'Her Course She Steers Across the Torrid Zone' - Writing Far From Home
Something close to two months since The Flood, I am still beset by insurance company people, many of whom are being nice.
The trouble is, they are being (mostly) nice because it is their job to do so. So they knock off at 5pm and don't come back until 9, at least according to the footer in their emails; the actual window in which they respond to things appears to be somewhere between 10:30 and 10:46, after which you go back on the queue until tomorrow.
I get why. Dealing with insurance claims is joyless and they like to keep it to a minimum. I am, right now, dealing with a claim and the aftermath of flooding 24/7 and I wouldn't wish it on anyone all that many people except possibly loss adjusters.
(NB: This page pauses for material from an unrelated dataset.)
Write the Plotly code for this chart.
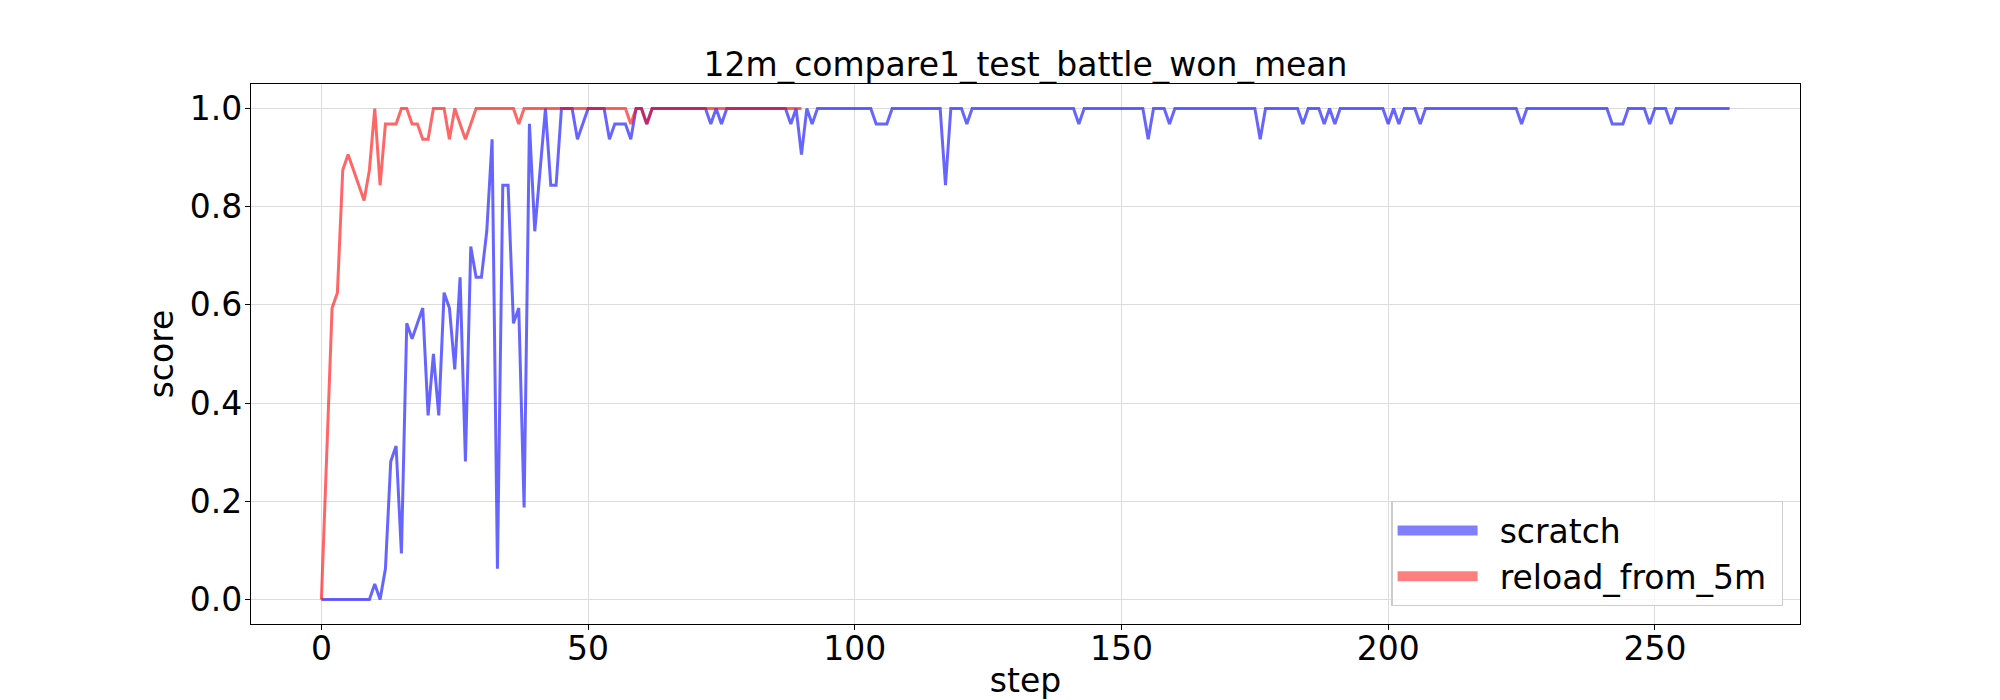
import plotly.graph_objects as go

title_text = "12m_compare1_test_battle_won_mean"
series_names = ["scratch", "reload_from_5m"]

scratch = [
    0, 0, 0, 0, 0, 0, 0, 0, 0, 0,
    0.03125, 0, 0.0625, 0.28125, 0.3125, 0.09375, 0.5625, 0.53125, 0.5625, 0.59375,
    0.375, 0.5, 0.375, 0.625, 0.59375, 0.46875, 0.65625, 0.28125, 0.71875, 0.65625,
    0.65625, 0.75, 0.9375, 0.0625, 0.84375, 0.84375, 0.5625, 0.59375, 0.1875, 0.96875,
    0.75, 0.875, 1, 0.84375, 0.84375, 1, 1, 1, 0.9375, 0.96875,
    1, 1, 1, 1, 0.9375, 0.96875, 0.96875, 0.96875, 0.9375, 1,
    1, 0.96875, 1, 1, 1, 1, 1, 1, 1, 1,
    1, 1, 1, 0.96875, 1, 0.96875, 1, 1, 1, 1,
    1, 1, 1, 1, 1, 1, 1, 1, 0.96875, 1,
    0.90625, 1, 0.96875, 1, 1, 1, 1, 1, 1, 1,
    1, 1, 1, 1, 0.96875, 0.96875, 0.96875, 1, 1, 1,
    1, 1, 1, 1, 1, 1, 1, 0.84375, 1, 1,
    1, 0.96875, 1, 1, 1, 1, 1, 1, 1, 1,
    1, 1, 1, 1, 1, 1, 1, 1, 1, 1,
    1, 1, 0.96875, 1, 1, 1, 1, 1, 1, 1,
    1, 1, 1, 1, 1, 0.9375, 1, 1, 1, 0.96875,
    1, 1, 1, 1, 1, 1, 1, 1, 1, 1,
    1, 1, 1, 1, 1, 1, 0.9375, 1, 1, 1,
    1, 1, 1, 1, 0.96875, 1, 1, 1, 0.96875, 1,
    0.96875, 1, 1, 1, 1, 1, 1, 1, 1, 1,
    0.96875, 1, 0.96875, 1, 1, 1, 0.96875, 1, 1, 1,
    1, 1, 1, 1, 1, 1, 1, 1, 1, 1,
    1, 1, 1, 1, 1, 0.96875, 1, 1, 1, 1,
    1, 1, 1, 1, 1, 1, 1, 1, 1, 1,
    1, 1, 0.96875, 0.96875, 0.96875, 1, 1, 1, 1, 0.96875,
    1, 1, 1, 0.96875, 1, 1, 1, 1, 1, 1,
    1, 1, 1, 1, 1,
]

reload_from_5m = [
    0, 0.3125, 0.59375, 0.625, 0.875, 0.90625, 0.875, 0.84375, 0.8125, 0.875,
    1, 0.84375, 0.96875, 0.96875, 0.96875, 1, 1, 0.96875, 0.96875, 0.9375,
    0.9375, 1, 1, 1, 0.9375, 1, 0.96875, 0.9375, 0.96875, 1,
    1, 1, 1, 1, 1, 1, 1, 0.96875, 1, 1,
    1, 1, 1, 1, 1, 1, 1, 1, 1, 1,
    1, 1, 1, 1, 1, 1, 1, 1, 0.96875, 1,
    1, 0.96875, 1, 1, 1, 1, 1, 1, 1, 1,
    1, 1, 1, 1, 1, 1, 1, 1, 1, 1,
    1, 1, 1, 1, 1, 1, 1, 1, 1, 1,
    1,
]

x_ticks = [0, 50, 100, 150, 200, 250]
y_ticks = [0.0, 0.2, 0.4, 0.6, 0.8, 1.0]
y_ticktext = ["0.0", "0.2", "0.4", "0.6", "0.8", "1.0"]

FONT = "DejaVu Sans"

fig = go.Figure()
fig.add_trace(go.Scatter(
    x=list(range(len(scratch))), y=scratch, mode="lines", name=series_names[0],
    line=dict(color="rgba(0,0,255,0.6)", width=3), showlegend=False,
))
fig.add_trace(go.Scatter(
    x=list(range(len(reload_from_5m))), y=reload_from_5m, mode="lines", name=series_names[1],
    line=dict(color="rgba(255,0,0,0.6)", width=3), showlegend=False,
))
# legend entries (thick, semi-transparent handles as in the reference)
fig.add_trace(go.Scatter(
    x=[None], y=[None], mode="lines", name="\u00a0\u2009" + series_names[0],
    line=dict(color="rgba(0,0,255,0.5)", width=13), showlegend=True,
))
fig.add_trace(go.Scatter(
    x=[None], y=[None], mode="lines", name="\u00a0\u2009" + series_names[1] + "\u00a0",
    line=dict(color="rgba(255,0,0,0.5)", width=13), showlegend=True,
))

axis_common = dict(
    showline=True, linecolor="black", linewidth=1.3, mirror=True,
    ticks="outside", ticklen=5, tickwidth=1.3, tickcolor="black",
    showgrid=True, gridcolor="#dcdcdc", gridwidth=1, zeroline=False,
    tickfont=dict(family=FONT, size=33, color="black"),
    automargin=False,
)

fig.update_layout(
    width=2000, height=700,
    margin=dict(l=251, r=200, t=84, b=76),
    paper_bgcolor="white", plot_bgcolor="white",
    title=dict(text=title_text, x=0.5, xref="paper", y=1 - 64 / 700, yref="container",
               yanchor="middle", xanchor="center",
               font=dict(family=FONT, size=33, color="black")),
    xaxis=dict(range=[-13.2, 277.2], tickmode="array", tickvals=x_ticks,
               ticklabelstandoff=-10,
               title=dict(text="step", font=dict(family=FONT, size=33, color="black"), standoff=12),
               **axis_common),
    yaxis=dict(range=[-0.05, 1.05], tickmode="array", tickvals=y_ticks, ticktext=y_ticktext,
               ticklabelstandoff=-4,
               title=dict(text="score", font=dict(family=FONT, size=33, color="black"), standoff=6),
               **axis_common),
    legend=dict(x=0.9892, xanchor="right", y=0.033, yanchor="bottom",
                bgcolor="rgba(255,255,255,0.8)", bordercolor="#cccccc", borderwidth=1.3,
                font=dict(family=FONT, size=33, color="black"), itemwidth=80),
    showlegend=True,
)

fig.write_html("out.html", config={"displayModeBar": False},
               post_script="document.body.style.margin='0';document.body.style.padding='0';")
But it is a bit of an ongoing background nightmare, and the thing is, I don't get to switch off and stop thinking about it after hours.
And a side effect of that is that I am struggling, a little bit, to write.
That isn't completely true - I have started three or four things, but they haven't really made it past the first page, and the thing is, I like to have an idea that catches: I like ideas that instantly flow, and which get me, personally, excited to write them. Otherwise, sometimes, writing can feel a little bit like work.
And I suspect ideas like "Pamela" have already been done, and "Untitled Femdom, but also the aftermath of the Miner's Strike" is a little bit too much like work (and anyway, I doubt Ewan McGregor would go for it).
So - I am writing. But not quite to the standard that I like.
On the other hand, I'm also not quite writing in the conditions that I like either - which is to say, always "at home" coupled, variously, with "in the bath", "under the duvet," "panting slightly," or "solidly tipsy after finishing my wine" (delete/combine as appropriate).
Instead I'm trying to write in lots of different places which could be any one of "on public transport", "on the flimsy desk of a tiny hotel room", or "in an allegedly 'spacious' Airbnb the size of a fairy's shoebox".
My best writing, essentially, explores what happens when tight structure and discipline and control run into needy, desperate, pent-up pleading for release from that control - either physically, psychologically, or both.
And if I'm honest - almost crudely honest - that's something I can usually engineer for myself... Hence the fact I mostly write at home, an environment I (thought I could) tightly control, positioned somewhere comfortable, and yes - probably panting.
Right now, I'm mostly in environments I can't control at all; I'm shifting accommodation every week or so at the whim of the insurers, hotels, and Airbnb hosts, and if I have to learn where the mugs are hidden in yet another bloody kitchen I shall scream.
Possibly my next novel should be about a kind of 'Logical Organisation Krampus' that sneaks into hosts' bedrooms at night and edges them until they agree to keep their spoons on the right of the knives, not between the knives and forks...
Well, no, probably not. Even my cruellest dommes tend to show some affection for their subs.
I'm hopeful of getting some more permanent arrangements organised soon - if anyone ever emails me back - and once that's done I'm certain it will help with a lot of my current sense of being too uprooted to write...
... But until then, I shall have to continue wandering from place to place, like a sort of literary Flying Dutchman (Dutch-Domme??), never quite able to get any of my ideas into harbour. At least until I get the keys to my own home back.
It's horrifying how destabilising it can be to wake up on Monday and not know where you'll be sitting down to try and write on Friday evening. Or to close another strange door in the morning and hope the handles on your wheelie suitcase don't give out.
And it is - just a little - hard to take pleasure in writing about adorable, pleading submissives giving up their keys and control when you feel you've none of your own.
Not impossible. But even knowing I'll eventually make it back to harbour... it is hard.